Another thing I didn’t notice straight away is that the premiere of Invasion was titled “Last Day”. The implication is clear. The show began on the last day of normality; the last day before a world-changing event that would ultimately alter the course of human history, and it will end on the first day in the wake of that event, the first day of post-alien life. Thus, we return to the focal characters and find them changed. Casper is braindead, and Trevante is furious about it. Ahmed is dead, though admittedly through no fault of the aliens, but Aneesha nonetheless has to explain to Luke and Sarah that their father has been taken away by a bad man — the kind of bad man, though she doesn’t say this aloud, that was there on both the last day and the first and will persist through the second, third, and fourth, and indeed indefinitely, bad men being a fixture of humanity since we crawled out of the primordial soup. Mitsuki goes to Hinata’s place and tears the David Bowie picture from her wall. Despite the poster’s claim, no man, or indeed woman, fell to Earth.

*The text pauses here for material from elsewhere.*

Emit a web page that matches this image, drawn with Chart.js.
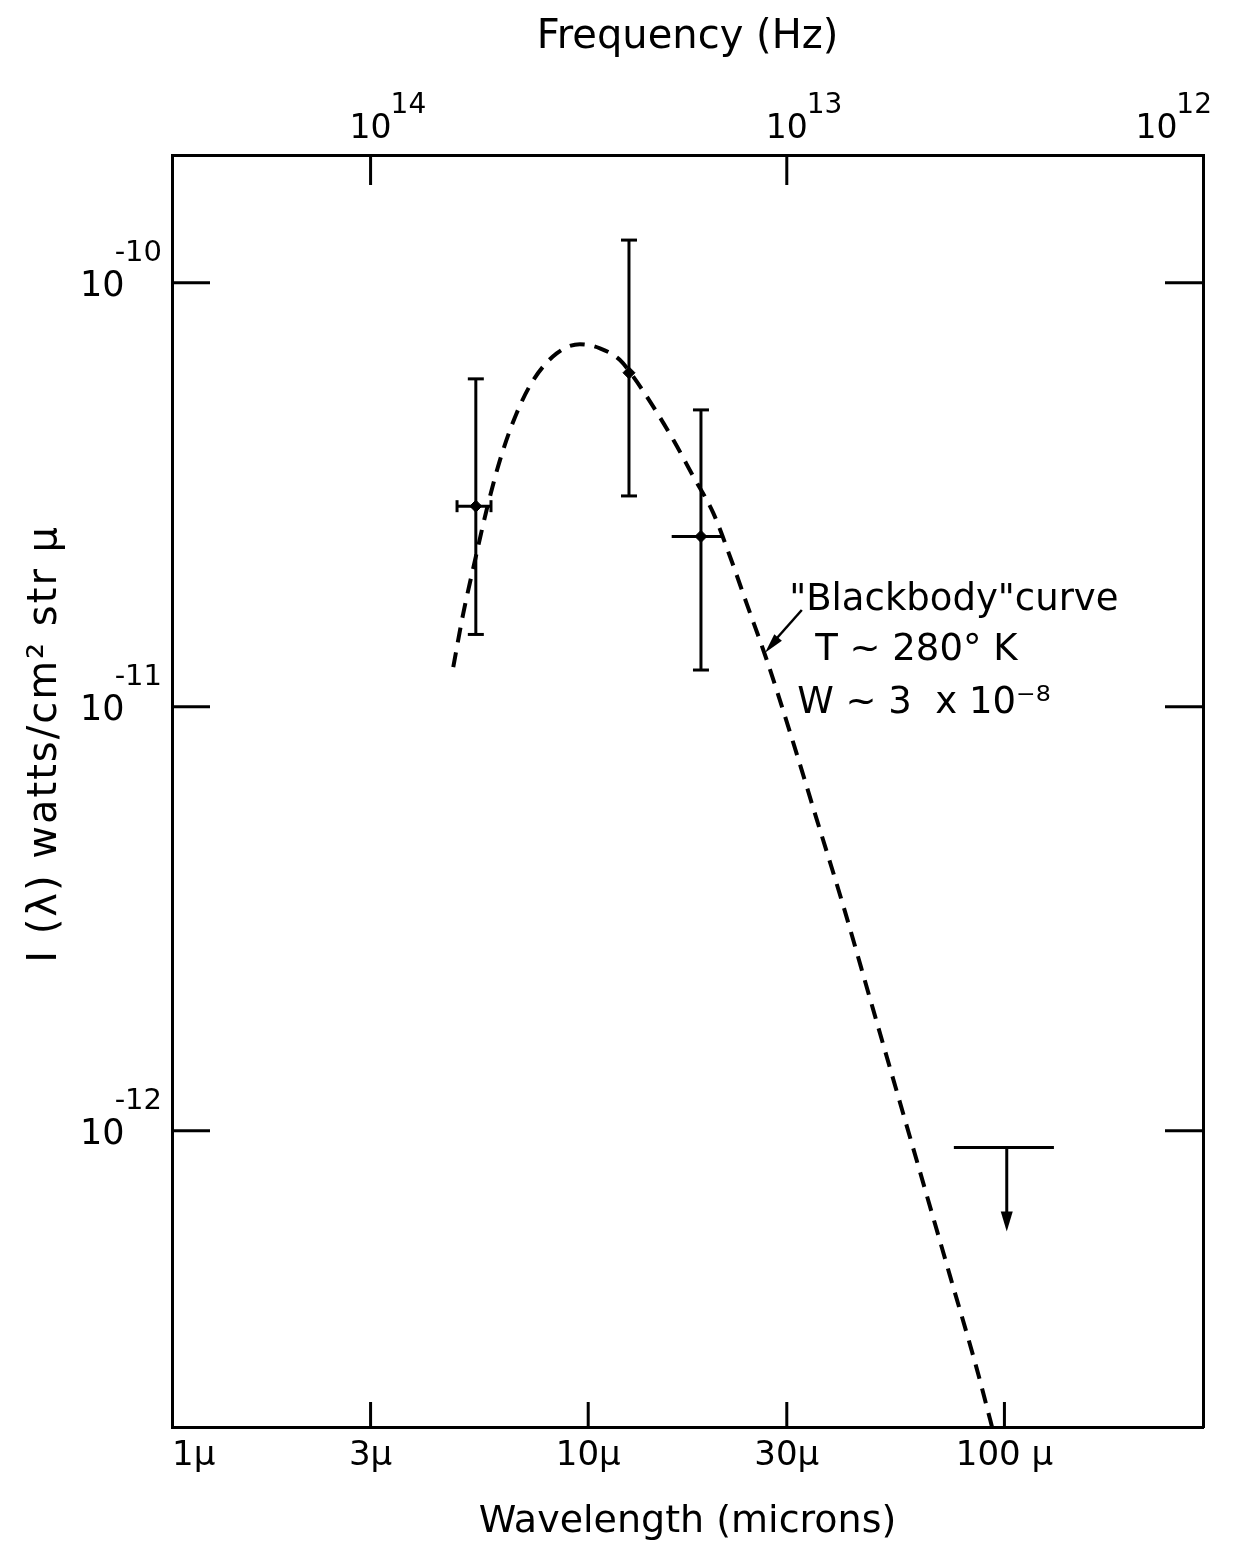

This hook of pre-and-post-invasion would have worked better had we seen more of the actual invasion in the first place. But we have spent so much time rooted in the perspectives of people who didn’t see any of the aliens at all, only glimpsed them, or stumbled into the carnage left in their wake long after they had departed, that nothing feels especially different. And that’s frustrating because it’s easy to see how all of this could be much more emotionally resonant had the effort been made in the build-up. We never really got much sense of Mitsuki and Hinata’s relationship, so her following Hinata’s compass needle north, as Mr. Murai explained a scene or two earlier she used to do as a child, doesn’t mean much to us. The show has been deliberately cagey about Trevante’s backstory and his son’s death, and when he did share details, it was with Casper, so when he begins talking about it to Jamila the dots don’t quite connect. We never really saw Japan or London under siege, so there’s no juxtaposition between fleeing, terrified citizens, and the revelers who dance through the streets, cheering and beating the alien corpses with cricket bats. First day, last — what’s the difference, really?

There are some decent ideas here, but none the show seems all that interested in exploring. Aneesha keeps the kids isolated, insistent that they cannot return to civilization despite the televised revelry, since they’re not safe from other people. Luke undermines this potentially fruitful idea — a family of color being targeted and shot at by white militiamen during a literal alien invasion — by being deeply, irritatingly unreasonable. Mitsuki meets a lapsed monk whose beliefs have been challenged by the invasion, and has now turned to beer and weed in the absence of true answers; through him, Mitsuki continues to grieve but also learns to believe in the power of memory as a way to preserve Hinata and their love. And Trevante, while trying to secure a transport home, is given some scant details of the alien threat — how each individual was seemingly identical to another, coded in the same way, and that perhaps terraforming using the black goo was their ultimate intention. Trev closes the laptop he’s being shown evidence of this on, apparently uninterested.

When I say nothing really happens in “First Day”, it sounds like hyperbole. The episode’s an hour long. But it really feels that way, like there’s so little of consequence actually going on on-screen that there might as well be nothing at all. Soldiers in hazmat suits entering one of the alien vessels, which has crashed in the Brazilian rainforest, amounts to nothing. It’s all in service of a tease, really. As we amble towards the end of the episode, Luke’s magic rock starts glowing, Mitsuki patches into the satellite and picks something up, Trev looks through Casper’s sketchbook and sees he scribbled the kanji for Hoshi, meaning star, and Casper himself, pronounced dead hours later, begins to dream of Mr. Murai giving him Hinata’s compass. The final shot of Invasion, after lingering on the terrified eyes of Aneesha and Trevante, is of a giant alien craft in the sky, the extra-terrestrials not being quite as done with Earth as we were led to believe. That might mean a second season. But does anyone really want to see that?